Friday, November 18, 2011

Working with families

One of the shifts that is implicit in my shift as a clinician moving from individual holistic health to the psychological wellbeing of individuals, is that in the latter it is necessary to consider the person’s environment as an organizing principle. In my work as a homeopath I took into consideration the effects of the environment and the person’s own view of reality and their understanding of their environment and I looked for the underlying organizing principle why they found themselves in that environment. This is a fascinating study and one that can point to many inner organizing themes in the person’s psyche.
Yet in psychotherapy, while working with the individual, it is necessary to pay attention to the family structure – or the lack of that – when striving to bring about health and balance in one’s inner world. In homeopathy I did not consider it to be my role to help my clients understand their family structure and their place in it, nor using that matrix of family bonds in relieving them from their underlying anxieties and discomforts, I merely needed that understanding to bring us to a general understanding of the person’s constitutional makeup.
In therapy the inner experience of the person is dependent on the maintaining factors, the environment. (It is called “maintaining”, when the circumstances cause suffering and as long as the person is in that environment, healing is extremely difficult). Bringing light on an experiential level to the inner workings of these relationships I believe I can be of utmost help as a therapist. It is most often true about people that they are in certain environments and relationships for a reason but in many cases the person is tied in that particular situation and has no option to move out of it. So while keeping it in mind that this person has a larger organizing principle in their life that keeps them in that particular unconscious set up, a way to dissolving that discomfort can be through solving the puzzle in their family environment.
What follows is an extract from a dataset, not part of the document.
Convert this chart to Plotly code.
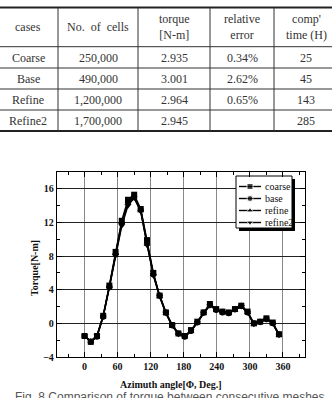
import plotly.graph_objects as go

# ---------------- data ----------------
angles = [0, 11.3, 22.5, 33.8, 45, 56.3, 67.5, 78.8, 90, 101.9, 113.3, 124.8,
          136.2, 147.6, 159, 170.4, 181.8, 193.2, 204.6, 216, 227.4, 238.8,
          250.2, 261.6, 273, 284.4, 295.8, 307.2, 318.6, 330, 341.4, 352.8]
coarse = [-1.5, -2.2, -1.5, 0.9, 4.5, 8.5, 12.2, 14.7, 15.3, 13.6, 9.9, 6.0,
          3.3, 1.3, -0.2, -1.2, -1.5, -0.8, 0.2, 1.3, 2.3, 1.7, 1.4, 1.3,
          1.7, 2.1, 1.4, 0.0, 0.2, 0.6, 0.1, -1.3]
base = [-1.5, -2.2, -1.6, 0.8, 4.3, 8.2, 11.9, 14.4, 15.1, 13.5, 9.6, 5.8,
        3.3, 1.3, -0.2, -1.2, -1.6, -0.9, 0.1, 1.3, 2.2, 1.6, 1.3, 1.2,
        1.7, 2.1, 1.3, 0.0, 0.2, 0.5, 0.0, -1.3]
refine = [-1.5, -2.1, -1.5, 0.9, 4.4, 8.3, 12.0, 14.3, 15.0, 13.4, 9.4, 5.9,
          3.2, 1.2, -0.3, -1.2, -1.5, -0.9, 0.1, 1.2, 2.2, 1.6, 1.4, 1.2,
          1.6, 2.0, 1.3, -0.1, 0.2, 0.5, 0.0, -1.4]
refine2 = [-1.5, -2.1, -1.5, 0.8, 4.3, 8.1, 11.6, 14.0, 14.9, 13.3, 9.3, 5.7,
           3.2, 1.2, -0.3, -1.3, -1.6, -0.9, 0.1, 1.2, 2.1, 1.6, 1.3, 1.2,
           1.6, 2.0, 1.3, -0.1, 0.1, 0.5, 0.0, -1.4]
series_names = ["coarse", "base", "refine", "refine2"]
series_symbols = ["square", "circle", "triangle-up", "triangle-down"]

table_header = ["cases", "No.  of  cells", "torque<br>[N-m]", "relative<br>error", "comp'<br>time (H)"]
table_rows = [
    ["Coarse", "250,000", "2.935", "0.34%", "25"],
    ["Base", "490,000", "3.001", "2.62%", "45"],
    ["Refine", "1,200,000", "2.964", "0.65%", "143"],
    ["Refine2", "1,700,000", "2.945", "", "285"],
]

x_title = "Azimuth angle[Φ, Deg.]"
y_title = "Torque[N-m]"
caption = "Fig. 8 Comparison of torque between consecutive meshes"

# ---------------- layout geometry (pixels) ----------------
W, H = 332, 398
PL, PR, PT, PB = 57, 305, 172, 357


def px(x):
    return (x - PL) / (PR - PL)


def py(y):
    return (PB - y) / (PB - PT)


serif = "Liberation Serif"

fig = go.Figure()
for name, sym, vals in zip(series_names, series_symbols, [coarse, base, refine, refine2]):
    fig.add_trace(go.Scatter(
        x=angles, y=vals, name=name, mode="lines+markers",
        line=dict(color="black", width=1.5),
        marker=dict(symbol=sym, size=6, color="black"),
        showlegend=False,
    ))

# ---- custom legend drawn on a pixel-scaled overlay axis ----
LB = dict(x0=236, x1=292, y0=176, y1=228)   # legend box (px)
SH = 3                                        # shadow offset (px)
row_y = [186.5, 198.5, 210.5, 222.5]
fig.add_trace(go.Scatter(
    x=[LB["x0"] + SH, LB["x1"] + SH, LB["x1"] + SH, LB["x0"] + SH, LB["x0"] + SH],
    y=[LB["y0"] + SH, LB["y0"] + SH, LB["y1"] + SH, LB["y1"] + SH, LB["y0"] + SH],
    xaxis="x2", yaxis="y2", mode="lines", fill="toself", fillcolor="black",
    line=dict(color="black", width=0), showlegend=False, hoverinfo="skip"))
fig.add_trace(go.Scatter(
    x=[LB["x0"], LB["x1"], LB["x1"], LB["x0"], LB["x0"]],
    y=[LB["y0"], LB["y0"], LB["y1"], LB["y1"], LB["y0"]],
    xaxis="x2", yaxis="y2", mode="lines", fill="toself", fillcolor="white",
    line=dict(color="black", width=1), showlegend=False, hoverinfo="skip"))
for name, sym, ry in zip(series_names, series_symbols, row_y):
    fig.add_trace(go.Scatter(
        x=[239, 250, 261], y=[ry, ry, ry], xaxis="x2", yaxis="y2",
        mode="lines+markers", line=dict(color="black", width=1.4),
        marker=dict(symbol=sym, size=[0, 6, 0], color="black"),
        showlegend=False, hoverinfo="skip"))

axis_common = dict(
    showline=True, linecolor="black", linewidth=1.3, mirror="allticks",
    ticks="inside", ticklen=5, tickcolor="black", tickwidth=1,
    showgrid=True, gridwidth=1, zeroline=False,
    tickfont=dict(family=serif, size=10, color="#111", weight="bold"),
)
fig.update_layout(
    xaxis=dict(range=[-50, 400], gridcolor="#888",
               tickvals=[0, 60, 120, 180, 240, 300, 360],
               minor=dict(tickvals=[-30, 30, 90, 150, 210, 270, 330, 390], ticks="inside",
                          ticklen=3, tickcolor="black", showgrid=False),
               **axis_common),
    yaxis=dict(range=[-4, 18], tick0=-4, dtick=4, gridcolor="#222",
               minor=dict(dtick=2, tick0=0, ticks="inside", ticklen=3,
                          tickcolor="black", showgrid=False),
               **axis_common),
    xaxis2=dict(overlaying="x", range=[PL, PR], visible=False, fixedrange=True),
    yaxis2=dict(overlaying="y", range=[PB, PT], visible=False, fixedrange=True),
)

shapes = []
annotations = []

# ---- table ----
col_edges = [0, 58, 138, 210, 274, 332]
row_lines = [46.7, 68, 89, 110]
t_top, t_bot = 7.5, 131
shapes.append(dict(type="line", xref="paper", yref="paper", x0=px(0), x1=px(W),
                   y0=py(t_top), y1=py(t_top), line=dict(color="#222", width=2)))
shapes.append(dict(type="line", xref="paper", yref="paper", x0=px(0), x1=px(W),
                   y0=py(t_bot), y1=py(t_bot), line=dict(color="#222", width=2)))
for ry in row_lines:
    shapes.append(dict(type="line", xref="paper", yref="paper", x0=px(0), x1=px(W),
                       y0=py(ry), y1=py(ry), line=dict(color="#333", width=1)))
for cx in col_edges[1:-1]:
    shapes.append(dict(type="line", xref="paper", yref="paper", x0=px(cx), x1=px(cx),
                       y0=py(t_top), y1=py(t_bot), line=dict(color="#333", width=1)))

col_centers = [28, 98, 174, 242, 306]
row_centers = [27, 57.5, 78.5, 99.5, 120.5]
tfont = dict(family=serif, size=12, color="#333")
for c, txt in enumerate(table_header):
    annotations.append(dict(text=txt, x=px(col_centers[c]), y=py(row_centers[0]),
                            xref="paper", yref="paper", showarrow=False,
                            xanchor="center", yanchor="middle", font=tfont))
for r, row in enumerate(table_rows):
    for c, txt in enumerate(row):
        if txt:
            annotations.append(dict(text=txt, x=px(col_centers[c]), y=py(row_centers[r + 1]),
                                    xref="paper", yref="paper", showarrow=False,
                                    xanchor="center", yanchor="middle", font=tfont))

# ---- legend labels ----
for name, ry in zip(series_names, row_y):
    annotations.append(dict(text=name, x=px(263), y=py(ry), xref="paper", yref="paper",
                            showarrow=False, xanchor="left", yanchor="middle",
                            font=dict(family=serif, size=10, color="#111")))

# ---- axis titles & caption ----
annotations.append(dict(text="<b>" + x_title + "</b>", x=px(171), y=py(384),
                        xref="paper", yref="paper", showarrow=False,
                        xanchor="center", yanchor="middle",
                        font=dict(family=serif, size=10, color="#111")))
annotations.append(dict(text="<b>" + y_title + "</b>", x=px(34), y=py(268),
                        xref="paper", yref="paper", showarrow=False, textangle=-90,
                        xanchor="center", yanchor="middle",
                        font=dict(family=serif, size=10, color="#111")))
annotations.append(dict(text=caption, x=px(170), y=py(388),
                        xref="paper", yref="paper", showarrow=False,
                        xanchor="center", yanchor="top",
                        font=dict(family="Liberation Sans", size=12, color="#555")))

fig.update_layout(
    width=W, height=H,
    margin=dict(l=PL, r=W - PR, t=PT, b=H - PB),
    paper_bgcolor="white", plot_bgcolor="white",
    showlegend=False,
    shapes=shapes, annotations=annotations,
)

fig.write_html("out.html")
A large group of people for whom this is true are children. This is complicated enough for young children who are stuck in abusive or unhealthy circumstances but I find even more excruciating some of the situations of inner and outer conflict and paradox of adolescent life. Adolescents are on the edge – they are still children but they are budding adults. Several clinicians and authors spent their careers working with adolescents and tried to untie the knots of the complex hardships of transition from childhood to adulthood, in this most active phase of individuation. I find it a rewarding thought as a clinician that I might be able to intervene at this juncture of one’s life.
Adolescents have the mental capacity to see the intricacies of mental emotional and relational (interpersonal) life yet they are operating on the platform of the well-tried and familiar childhood. It is often the very parents who admire their children and want the best for them in becoming healthy adults, who keep them back from making those steps and allowing them to detach from them. It is hard to see a loved one leave. Working with families of adolescents is rewarding as I feel I am allowed into the life of people at this intricate time when one (the parent) needs a little whisper of help to let go and the other (adolescent) needs the whisper of encouragement that it is ok to go.